» **Task instructions**: Print the listing in its entirety and exactly, leaving out images.

» **Data shown**:
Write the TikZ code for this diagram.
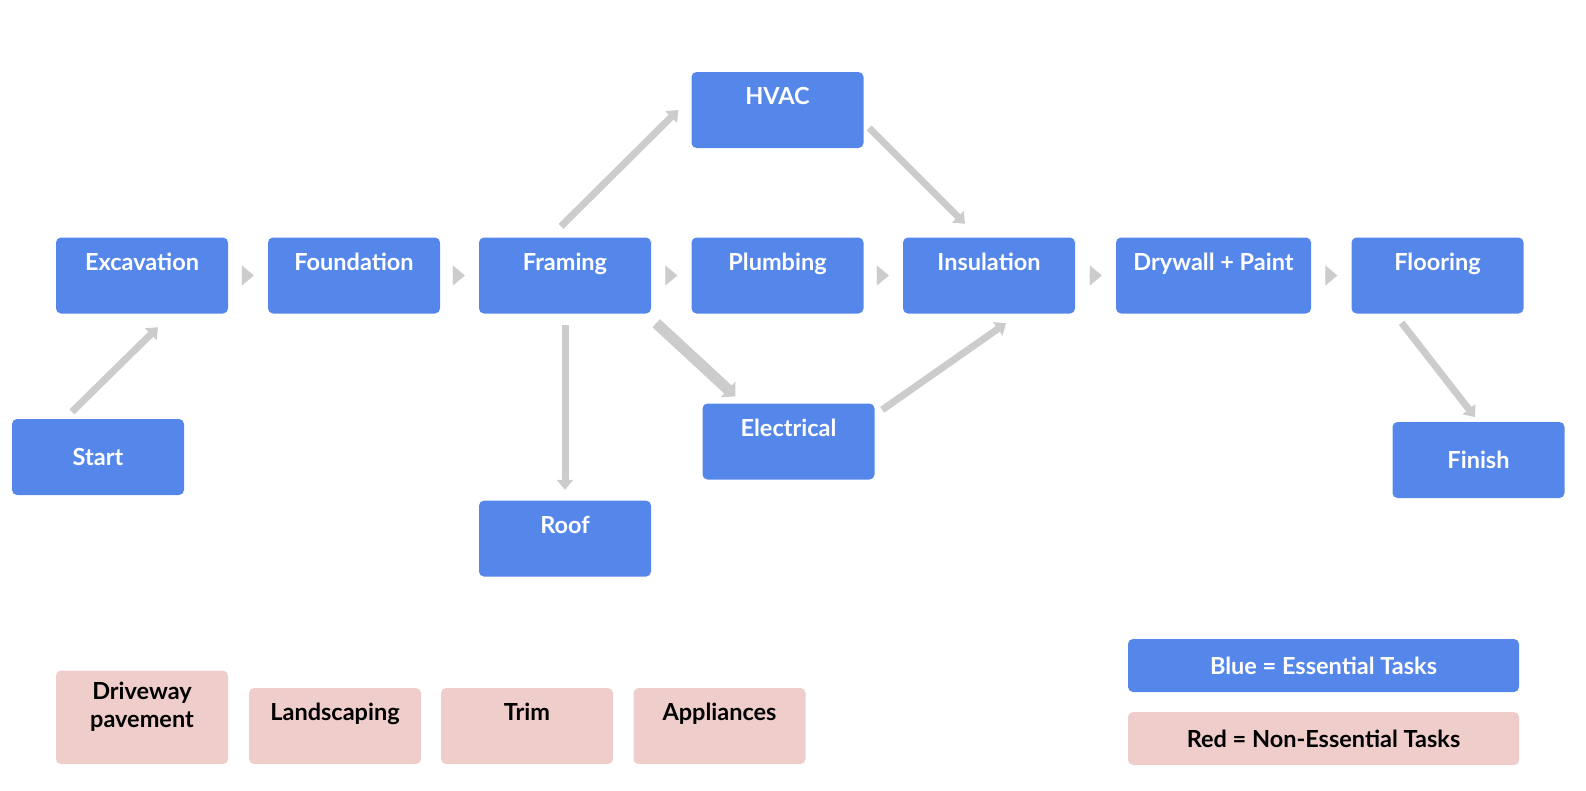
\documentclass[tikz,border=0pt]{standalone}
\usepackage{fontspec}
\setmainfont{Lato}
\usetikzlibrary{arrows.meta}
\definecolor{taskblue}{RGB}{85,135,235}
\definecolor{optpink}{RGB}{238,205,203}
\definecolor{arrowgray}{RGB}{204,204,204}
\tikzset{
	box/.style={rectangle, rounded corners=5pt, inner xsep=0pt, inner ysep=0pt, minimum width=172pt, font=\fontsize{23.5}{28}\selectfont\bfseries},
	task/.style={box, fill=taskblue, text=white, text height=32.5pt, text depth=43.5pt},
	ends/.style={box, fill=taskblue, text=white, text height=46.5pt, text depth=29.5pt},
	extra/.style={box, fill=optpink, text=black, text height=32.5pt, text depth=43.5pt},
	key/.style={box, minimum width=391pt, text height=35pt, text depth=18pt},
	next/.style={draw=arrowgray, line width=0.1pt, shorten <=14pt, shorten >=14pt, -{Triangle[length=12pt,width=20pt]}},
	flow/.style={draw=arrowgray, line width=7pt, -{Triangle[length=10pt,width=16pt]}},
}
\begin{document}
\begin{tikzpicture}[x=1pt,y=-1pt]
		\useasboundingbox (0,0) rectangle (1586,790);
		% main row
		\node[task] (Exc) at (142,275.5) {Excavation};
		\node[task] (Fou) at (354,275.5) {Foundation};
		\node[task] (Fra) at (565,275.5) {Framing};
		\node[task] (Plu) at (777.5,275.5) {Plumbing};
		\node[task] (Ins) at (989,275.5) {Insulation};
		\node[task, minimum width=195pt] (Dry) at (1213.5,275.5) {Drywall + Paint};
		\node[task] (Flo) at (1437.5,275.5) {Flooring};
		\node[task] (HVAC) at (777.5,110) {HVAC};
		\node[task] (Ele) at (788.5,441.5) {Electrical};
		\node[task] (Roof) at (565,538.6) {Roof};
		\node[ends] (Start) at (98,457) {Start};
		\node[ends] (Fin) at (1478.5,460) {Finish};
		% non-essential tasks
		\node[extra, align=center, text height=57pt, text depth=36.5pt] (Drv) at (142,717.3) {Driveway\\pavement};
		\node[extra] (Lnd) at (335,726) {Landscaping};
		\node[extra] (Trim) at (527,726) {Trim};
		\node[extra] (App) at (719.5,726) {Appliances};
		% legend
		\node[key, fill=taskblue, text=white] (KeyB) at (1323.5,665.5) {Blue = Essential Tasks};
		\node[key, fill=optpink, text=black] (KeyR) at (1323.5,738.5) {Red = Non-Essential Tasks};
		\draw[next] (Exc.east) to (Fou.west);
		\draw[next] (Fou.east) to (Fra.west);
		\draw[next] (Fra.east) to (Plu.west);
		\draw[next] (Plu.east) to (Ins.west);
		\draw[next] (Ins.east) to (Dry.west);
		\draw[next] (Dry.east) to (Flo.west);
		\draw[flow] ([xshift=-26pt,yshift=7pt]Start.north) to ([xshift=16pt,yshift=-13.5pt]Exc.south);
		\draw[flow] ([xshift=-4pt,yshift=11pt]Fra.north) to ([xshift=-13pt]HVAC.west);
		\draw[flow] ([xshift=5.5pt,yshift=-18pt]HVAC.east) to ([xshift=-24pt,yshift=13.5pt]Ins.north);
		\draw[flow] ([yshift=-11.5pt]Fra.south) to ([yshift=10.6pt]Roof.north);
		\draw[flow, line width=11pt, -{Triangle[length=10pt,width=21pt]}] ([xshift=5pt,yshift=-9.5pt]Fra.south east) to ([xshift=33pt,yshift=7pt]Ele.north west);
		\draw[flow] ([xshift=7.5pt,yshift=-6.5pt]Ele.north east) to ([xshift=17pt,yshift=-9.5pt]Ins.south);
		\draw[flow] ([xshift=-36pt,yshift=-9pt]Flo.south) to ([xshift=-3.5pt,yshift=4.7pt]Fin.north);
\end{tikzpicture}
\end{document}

» **Reply to the task**:
Write the TikZ code for this diagram.
\documentclass[tikz,border=0pt]{standalone}
\usepackage{fontspec}
\setmainfont{Lato}
\usetikzlibrary{arrows.meta}
\definecolor{taskblue}{RGB}{85,135,235}
\definecolor{optpink}{RGB}{238,205,203}
\definecolor{arrowgray}{RGB}{204,204,204}
\tikzset{
	box/.style={rectangle, rounded corners=5pt, inner xsep=0pt, inner ysep=0pt, minimum width=172pt, font=\fontsize{23.5}{28}\selectfont\bfseries},
	task/.style={box, fill=taskblue, text=white, text height=32.5pt, text depth=43.5pt},
	ends/.style={box, fill=taskblue, text=white, text height=46.5pt, text depth=29.5pt},
	extra/.style={box, fill=optpink, text=black, text height=32.5pt, text depth=43.5pt},
	key/.style={box, minimum width=391pt, text height=35pt, text depth=18pt},
	next/.style={draw=arrowgray, line width=0.1pt, shorten <=14pt, shorten >=14pt, -{Triangle[length=12pt,width=20pt]}},
	flow/.style={draw=arrowgray, line width=7pt, -{Triangle[length=10pt,width=16pt]}},
}
\begin{document}
\begin{tikzpicture}[x=1pt,y=-1pt]
		\useasboundingbox (0,0) rectangle (1586,790);
		% main row
		\node[task] (Exc) at (142,275.5) {Excavation};
		\node[task] (Fou) at (354,275.5) {Foundation};
		\node[task] (Fra) at (565,275.5) {Framing};
		\node[task] (Plu) at (777.5,275.5) {Plumbing};
		\node[task] (Ins) at (989,275.5) {Insulation};
		\node[task, minimum width=195pt] (Dry) at (1213.5,275.5) {Drywall + Paint};
		\node[task] (Flo) at (1437.5,275.5) {Flooring};
		\node[task] (HVAC) at (777.5,110) {HVAC};
		\node[task] (Ele) at (788.5,441.5) {Electrical};
		\node[task] (Roof) at (565,538.6) {Roof};
		\node[ends] (Start) at (98,457) {Start};
		\node[ends] (Fin) at (1478.5,460) {Finish};
		% non-essential tasks
		\node[extra, align=center, text height=57pt, text depth=36.5pt] (Drv) at (142,717.3) {Driveway\\pavement};
		\node[extra] (Lnd) at (335,726) {Landscaping};
		\node[extra] (Trim) at (527,726) {Trim};
		\node[extra] (App) at (719.5,726) {Appliances};
		% legend
		\node[key, fill=taskblue, text=white] (KeyB) at (1323.5,665.5) {Blue = Essential Tasks};
		\node[key, fill=optpink, text=black] (KeyR) at (1323.5,738.5) {Red = Non-Essential Tasks};
		\draw[next] (Exc.east) to (Fou.west);
		\draw[next] (Fou.east) to (Fra.west);
		\draw[next] (Fra.east) to (Plu.west);
		\draw[next] (Plu.east) to (Ins.west);
		\draw[next] (Ins.east) to (Dry.west);
		\draw[next] (Dry.east) to (Flo.west);
		\draw[flow] ([xshift=-26pt,yshift=7pt]Start.north) to ([xshift=16pt,yshift=-13.5pt]Exc.south);
		\draw[flow] ([xshift=-4pt,yshift=11pt]Fra.north) to ([xshift=-13pt]HVAC.west);
		\draw[flow] ([xshift=5.5pt,yshift=-18pt]HVAC.east) to ([xshift=-24pt,yshift=13.5pt]Ins.north);
		\draw[flow] ([yshift=-11.5pt]Fra.south) to ([yshift=10.6pt]Roof.north);
		\draw[flow, line width=11pt, -{Triangle[length=10pt,width=21pt]}] ([xshift=5pt,yshift=-9.5pt]Fra.south east) to ([xshift=33pt,yshift=7pt]Ele.north west);
		\draw[flow] ([xshift=7.5pt,yshift=-6.5pt]Ele.north east) to ([xshift=17pt,yshift=-9.5pt]Ins.south);
		\draw[flow] ([xshift=-36pt,yshift=-9pt]Flo.south) to ([xshift=-3.5pt,yshift=4.7pt]Fin.north);
\end{tikzpicture}
\end{document}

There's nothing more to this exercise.